SCC upholds national security certificate against Harkat


The Canadian government was within its rights to order the deportation of Algerian Mohamed Harkat, the Supreme Court of Canada ruled on Wednesday, upholding a lower court’s finding that Harkat was a liar and likely a sleeper agent for terrorist organizations.

In making the decision in Canada (Citizenship and Immigration) v. Harkat, the high court also unanimously upheld the constitutionality of Canada’s revised security certificate system. The system allows the government to designate foreign residents of Canada who are suspected of terrorism as inadmissible to Canada and can allow for their detention.

“The impugned provisions of the [Immigration and Refugee Protection Act] scheme are constitutional. They do not violate the named person’s right to know and meet the case against him, or the right to have a decision made on the facts and the law,” notes the decision.

The court did, however, allow for the possibility that Harkat might launch a fresh court challenge if he can demonstrate that he would be at risk of torture or death in the country to which he would be sent, presumably Algeria in his case.

Harkat had come to Canada as a refugee claimant and been taken into custody in 2002 under a security certificate. He has since been allowed to go free pending the outcome of this case.

The Supreme Court had struck down the security certificate system in 2007 on the grounds that suspects did not have a chance to see the government’s case against them.

The Conservative government then amended the law to provide for British-style special advocates for the suspects, who would be sworn to secrecy and could look at the evidence, and in its decision on Wednesday the court said this was constitutional.

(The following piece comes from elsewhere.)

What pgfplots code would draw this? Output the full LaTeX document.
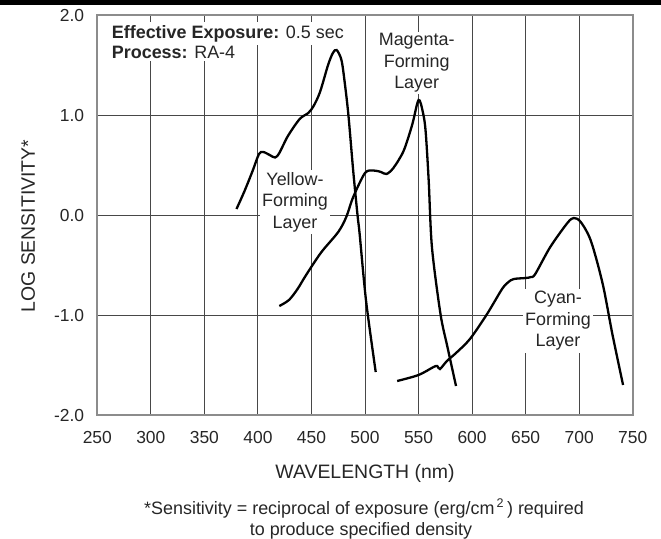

Specifically on Harkat’s case, Chief Justice Beverley McLachlin wrote for the court that she could not find any overriding error in Federal Court Justice Simon Noel’s weighing of the evidence against Harkat or in Noel’s assessment of him.

She said Noel had “found that the evidence provided reasonable grounds to believe that Mr. Harkat had been involved with terrorist organizations. He held that Mr. Harkat’s behaviour and lies were consistent with the theory that he had come to Canada as a ‘sleeper’ agent for terrorist organizations.”